Tuesday, January 24, 2006

how was your day?

My friend Patty sent me a link to an article in the Boston Globe which began:

"Last year around this time, a Cardiff University psychologist named Dr. Cliff Arnall scored some publicity with his declaration that January 24 is the most depressing day of the year."
Alex Beam's wonderful column went on to describe the mathematical formula this guy had configured to deduce today was going to be The Suckiest Day of the Year. Beam had an alternate formula designed to bring a different result: read the Globe, ditch work, watch rerun of the Daily Show and the last half of the Law & Order rerun, take a nap and eat at Anna's Taqueria.

Our local NPR station annouced this morning the Globe was taking a chain saw to their staff and gutting the paper to try and save money. I hope Alex springs for the grande burrito.

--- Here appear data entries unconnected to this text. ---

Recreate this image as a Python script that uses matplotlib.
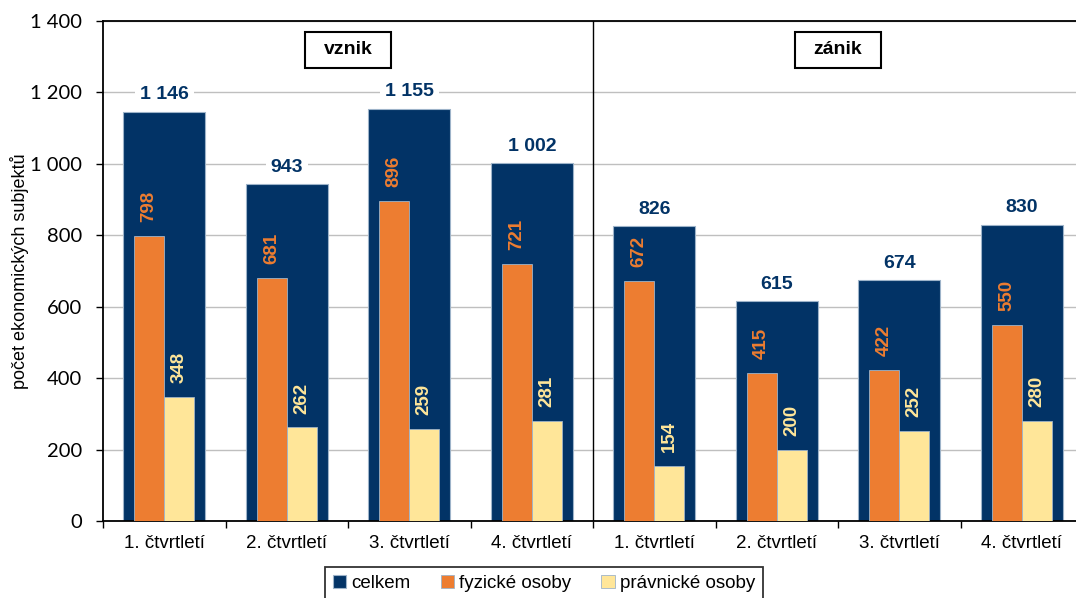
import matplotlib
matplotlib.use("Agg")
import matplotlib.pyplot as plt
from matplotlib.patches import Rectangle
from matplotlib.ticker import FuncFormatter, MultipleLocator
import numpy as np

# počty ekonomických subjektů po čtvrtletích
ctvrtleti = ['1. čtvrtletí', '2. čtvrtletí', '3. čtvrtletí', '4. čtvrtletí'] * 2
celkem = [1146, 943, 1155, 1002, 826, 615, 674, 830]
fyzicke = [798, 681, 896, 721, 672, 415, 422, 550]
pravnicke = [348, 262, 259, 281, 154, 200, 252, 280]
skupiny = ['vznik', 'zánik']

navy = '#023366'
orange = '#ED7D31'
yellow = '#FFE699'
edge = '#9DB3C9'

plt.rcParams['font.family'] = ['Liberation Sans', 'DejaVu Sans']

fig = plt.figure(figsize=(10.76, 5.98), dpi=100)
ax = fig.add_axes([103 / 1076, 1 - 521 / 598, 980 / 1076, 500 / 598])

x = np.arange(len(celkem))
ax.bar(x, celkem, width=0.67, color=navy, edgecolor=edge, linewidth=0.8, zorder=2, label='celkem')
ax.bar(x - 0.123, fyzicke, width=0.245, color=orange, edgecolor=edge, linewidth=0.6, zorder=3, label='fyzické osoby')
ax.bar(x + 0.123, pravnicke, width=0.245, color=yellow, edgecolor=edge, linewidth=0.6, zorder=3, label='právnické osoby')

fmt = lambda v: f'{v:,}'.replace(',', ' ')

for i in x:
    ax.annotate(fmt(celkem[i]), (i, celkem[i]), xytext=(0, 6), textcoords='offset points',
                ha='center', va='bottom', fontsize=14, fontweight='bold', color=navy, zorder=5,
                bbox=dict(boxstyle='square,pad=0.25', fc='white', ec='none'))
    ax.annotate(fmt(fyzicke[i]), (i - 0.123, fyzicke[i]), xytext=(0, 10), textcoords='offset points',
                ha='center', va='bottom', rotation=90, fontsize=13.5, fontweight='bold', color=orange, zorder=5)
    ax.annotate(fmt(pravnicke[i]), (i + 0.123, pravnicke[i]), xytext=(0, 10), textcoords='offset points',
                ha='center', va='bottom', rotation=90, fontsize=13.5, fontweight='bold', color=yellow, zorder=5)

# dělicí čára mezi vznikem a zánikem
ax.axvline(3.5, color='black', linewidth=1, zorder=4)

# popisky skupin v rámečcích
for j, name in enumerate(skupiny):
    cx = 1.5 + 4 * j
    ax.add_patch(Rectangle((cx - 0.355, 1269), 0.71, 101, fc='white', ec='black', lw=1.5, zorder=5))
    ax.text(cx, 1319, name, ha='center', va='center', fontsize=14, fontweight='bold', zorder=6)

ax.set_xlim(-0.5, 7.5)
ax.set_ylim(0, 1400)
ax.yaxis.set_major_locator(MultipleLocator(200))
ax.yaxis.set_major_formatter(FuncFormatter(lambda v, p: fmt(int(v))))
ax.grid(axis='y', color='#BFBFBF', linewidth=1, zorder=0)
ax.set_axisbelow(True)

ax.set_xticks(x)
ax.set_xticklabels(ctvrtleti, fontsize=13.5)
ax.set_xticks(np.arange(-0.5, 8, 1), minor=True)
ax.tick_params(axis='x', which='major', length=0, pad=10)
ax.tick_params(axis='x', which='minor', length=5, width=1, direction='out')
ax.tick_params(axis='y', length=5, width=1, direction='out', pad=10)
for lab in ax.get_yticklabels():
    lab.set_fontfamily('Lato')
    lab.set_fontsize(14.5)

for s in ['left', 'bottom', 'top']:
    ax.spines[s].set_linewidth(1.3)
ax.spines['right'].set_visible(False)

ax.set_ylabel('počet ekonomických subjektů', fontsize=13, labelpad=1)

handles, labels = ax.get_legend_handles_labels()
leg = fig.legend(handles, labels, loc='upper center', bbox_to_anchor=(544 / 1076, 1 - 567 / 598),
                 ncol=3, fontsize=13.5, frameon=True, fancybox=False, edgecolor='black',
                 handlelength=0.7, handleheight=0.7, handletextpad=0.3, columnspacing=1.6,
                 borderpad=0.4, borderaxespad=0)
leg.get_frame().set_linewidth(1.3)

fig.savefig('out.png', dpi=100)
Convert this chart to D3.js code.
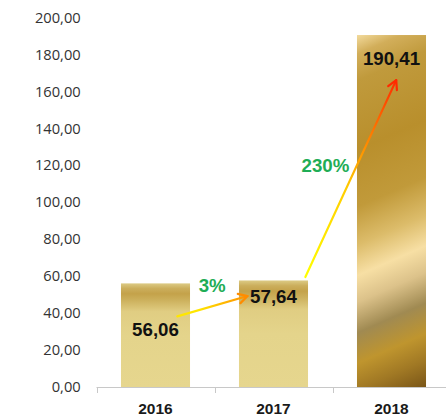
<!DOCTYPE html>
<html>
<head>
<meta charset="utf-8">
<script src="https://cdn.jsdelivr.net/npm/d3@7"></script>
<style>
  html, body { margin: 0; padding: 0; background: #fff; }
  svg { display: block; }
</style>
</head>
<body>
<svg id="chart" width="446" height="418"></svg>
<script>
// ---- data ----
const categories = ["2016", "2017", "2018"];
const values = [56.06, 57.64, 190.41];
const yTicks = [0, 20, 40, 60, 80, 100, 120, 140, 160, 180, 200];
// growth annotations: label, anchor category + offset (in band steps), value
const growthLabels = ["3%", "230%"];
const growthLabelCat = ["2016", "2017"];
const growthLabelOffset = [0.48, 0.44];
const growthLabelValue = [55.1, 120];
// arrows: from (category+offset, value) to (category+offset, value)
const arrowFromCat = ["2016", "2017"];
const arrowFromOffset = [0.185, 0.27];
const arrowFromValue = [38.2, 59.5];
const arrowToCat = ["2017", "2018"];
const arrowToOffset = [-0.22, 0.04];
const arrowToValue = [49.2, 166];
const arrowColorsStart = ["#ffe600", "#ffff00"];
const arrowColorsEnd = ["#ff8c00", "#ff2a00"];

const fmt = d => d.toFixed(2).replace(".", ",");

const svg = d3.select("#chart");
const W = 446, H = 418;
const x = d3.scaleBand().domain(categories).range([96.5, 450.5])
  .paddingInner(0.415).paddingOuter(0.2075);
const y = d3.scaleLinear().domain([0, 200]).range([387, 17.3]);
const step = x.step();
const cx = (c, off) => x(c) + x.bandwidth() / 2 + off * step;

const defs = svg.append("defs");

// gradient for smaller bars (vertical)
const g1 = defs.append("linearGradient").attr("id", "goldV")
  .attr("x1", 0).attr("y1", 0).attr("x2", 0).attr("y2", 1);
[[0, "#dccb85"], [0.05, "#cbae5c"], [0.1, "#c4a24a"], [0.16, "#ccb05c"],
 [0.27, "#e0cd82"], [0.5, "#e4d48b"], [1, "#e6d68e"]]
  .forEach(([o, c]) => g1.append("stop").attr("offset", o).attr("stop-color", c));

// diagonal gradient for the tall bar
const bx = x("2018"), bw = x.bandwidth(), by = y(values[2]), bh = y(0) - y(values[2]);
const nx = 0.399, ny = 0.917;
const len = bw * nx + bh * ny;
const g2 = defs.append("linearGradient").attr("id", "goldD")
  .attr("gradientUnits", "userSpaceOnUse")
  .attr("x1", bx).attr("y1", by)
  .attr("x2", bx + nx * len).attr("y2", by + ny * len);
[[0, "#f2da9c"], [0.05, "#d2ae5a"], [0.12, "#c09a3c"], [0.3, "#b98f2c"],
 [0.45, "#c19a3a"], [0.55, "#dcbc6a"], [0.63, "#f7dfa4"], [0.7, "#dcc28a"],
 [0.78, "#a08a52"], [0.86, "#bf952e"], [0.93, "#a07824"], [1, "#7a5618"]]
  .forEach(([o, c]) => g2.append("stop").attr("offset", o).attr("stop-color", c));

// arrow gradients
categories.slice(0, 2).forEach((_, i) => {
  const g = defs.append("linearGradient").attr("id", "arr" + i)
    .attr("gradientUnits", "userSpaceOnUse")
    .attr("x1", cx(arrowFromCat[i], arrowFromOffset[i])).attr("y1", y(arrowFromValue[i]))
    .attr("x2", cx(arrowToCat[i], arrowToOffset[i])).attr("y2", y(arrowToValue[i]));
  g.append("stop").attr("offset", 0).attr("stop-color", arrowColorsStart[i]);
  g.append("stop").attr("offset", i === 1 ? 0.45 : 0.3).attr("stop-color", i === 1 ? "#ffcc00" : arrowColorsStart[i]);
  g.append("stop").attr("offset", 1).attr("stop-color", arrowColorsEnd[i]);
});

// y axis labels
svg.append("g").selectAll("text").data(yTicks).join("text")
  .attr("x", 80.7).attr("y", d => y(d)).attr("dy", "0.36em")
  .attr("text-anchor", "end")
  .attr("font-family", "Open Sans, sans-serif").attr("font-size", 14.7)
  .attr("fill", "#333")
  .text(fmt);

// bars
svg.append("g").selectAll("rect").data(values).join("rect")
  .attr("x", (d, i) => x(categories[i]))
  .attr("y", d => y(d))
  .attr("width", x.bandwidth())
  .attr("height", d => y(0) - y(d))
  .attr("fill", (d, i) => i === 2 ? "url(#goldD)" : "url(#goldV)");

// x axis
const xAxis = svg.append("g");
xAxis.append("line").attr("x1", x.range()[0]).attr("x2", W)
  .attr("y1", y(0) + 0.5).attr("y2", y(0) + 0.5)
  .attr("stroke", "#c8c8c8").attr("stroke-width", 1);
const bounds = categories.map(c => x(c) - (step - x.bandwidth()) / 2);
xAxis.selectAll("line.tk").data(bounds).join("line").attr("class", "tk")
  .attr("x1", d => Math.round(d) + 0.5).attr("x2", d => Math.round(d) + 0.5)
  .attr("y1", y(0)).attr("y2", y(0) + 6)
  .attr("stroke", "#c8c8c8");
xAxis.selectAll("text").data(categories).join("text")
  .attr("x", d => x(d) + x.bandwidth() / 2).attr("y", 414)
  .attr("text-anchor", "middle")
  .attr("font-family", "Liberation Sans, Arial, sans-serif")
  .attr("font-weight", "bold").attr("font-size", 15.5)
  .attr("fill", "#1a1a1a")
  .text(d => d);

// value labels
const valueLabelY = [329.4, 296.7, 58.3].map(v => y.invert(v));
svg.append("g").selectAll("text").data(values).join("text")
  .attr("x", (d, i) => x(categories[i]) + x.bandwidth() / 2)
  .attr("y", (d, i) => y(valueLabelY[i])).attr("dy", "0.36em")
  .attr("text-anchor", "middle")
  .attr("font-family", "Liberation Sans, Arial, sans-serif")
  .attr("font-weight", "bold").attr("font-size", 18.7)
  .attr("fill", "#111")
  .text(fmt);

// arrows
arrowFromCat.forEach((_, i) => {
  const x1 = cx(arrowFromCat[i], arrowFromOffset[i]), y1 = y(arrowFromValue[i]);
  const x2 = cx(arrowToCat[i], arrowToOffset[i]), y2 = y(arrowToValue[i]);
  const ang = Math.atan2(y2 - y1, x2 - x1);
  const hl = 10, ha = 0.5;
  const g = svg.append("g").attr("fill", "none")
    .attr("stroke-width", 2.2).attr("stroke-linecap", "round").attr("stroke-linejoin", "round");
  g.append("line").attr("x1", x1).attr("y1", y1).attr("x2", x2).attr("y2", y2)
    .attr("stroke", `url(#arr${i})`);
  g.append("path")
    .attr("d", `M${x2 - hl * Math.cos(ang - ha)},${y2 - hl * Math.sin(ang - ha)} L${x2},${y2} L${x2 - hl * Math.cos(ang + ha)},${y2 - hl * Math.sin(ang + ha)}`)
    .attr("stroke", arrowColorsEnd[i]);
});

// growth labels
svg.append("g").selectAll("text").data(growthLabels).join("text")
  .attr("x", (d, i) => cx(growthLabelCat[i], growthLabelOffset[i]))
  .attr("y", (d, i) => y(growthLabelValue[i])).attr("dy", "0.36em")
  .attr("text-anchor", "middle")
  .attr("font-family", "Liberation Sans, Arial, sans-serif")
  .attr("font-weight", "bold").attr("font-size", 18.7)
  .attr("fill", "#1fad56")
  .text(d => d);
</script>
</body>
</html>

Today was a good day for me because I got to go back to my iconography class after a long break of six months. My teacher, Christopher Gosey, lives in Manchester, New Hampshire, so I had a bit of a drive. We met in the basement of the Russian Orthodox church. I am trying to finish an icon of St. Nicholas for a friend. Chris was playing a CD of an Orthodox liturgy as he guided me through the process of laying down the layers of paint that will make up the shading on the face. This particular step always freaks me out a bit because the first couple of applications make the face look a lot like Tammy Faye Bakker. Yet, somehow, with each application of the colors, a face begins to emerge and the icon takes on personality.

I drove back for staff meeting and then met Ginger at the home of some folks in her church where the deacons were meeting for a fellowship dinner. Once again, church folks around a table together; I knew it would be good. Jim and Nancy, our hosts, served Spaghetti Pie -- good comfort food. And a good time was had by all.

Law & Order:SVU just came on and The Daily Show will follow, but the formula for my day was head north, write icons, take a quick nap with the schnauzers, and have dinner with friends.

January 24 turned out pretty well.

Peace,
Milton

1 comment:

mibi52 said...

Oh, my goodness, another iconographer! Here's the one I finished in August: http://photos1.blogger.com/blogger/4677/1327/1600/DSC_0006.jpg .

I'm currently working on an icon of Jesus being baptized by John the Baptist. we have a Russian teacher who is an icon writer and restorer, and a small group of us meet every Saturday at noon. A good class is one where Irena only cries out "no, no, stop, what you doing?" once.

It's as much a spiritual discipline as an artistic one. The layers of the face, going from dark, airly matte colors to lighter more translucent ones, is real quite amazing, although I love the folds of cloth as well. Like devout Jews davenning in prayer, we tend to sigh a lot. Do you guys have the prayer of St Luke? We say each before each class.

The Walters Museum in Baltimore (about 35 miles from where I live) is having an extraordinary exhibit of art from Novgorod - mostly icons, maybe 150 of them, and you can get really close to them to see the details. They have one that's scenes from the life of St. Baarlem, a holy monk from the mid-1500s, that's like Where's Waldo. You look at the icon, which is about 8x11, with a magnifying glass, and see where St. Baarlem, in black monastic clothes, is next. He's walking over the footbridge, he's in the village, he's by the basilica...

Making icons is an amazing thing. Rowan Williams has a very complex and beautiful poem on the Rublev Trinity, named "Rublev" which I would commend to you.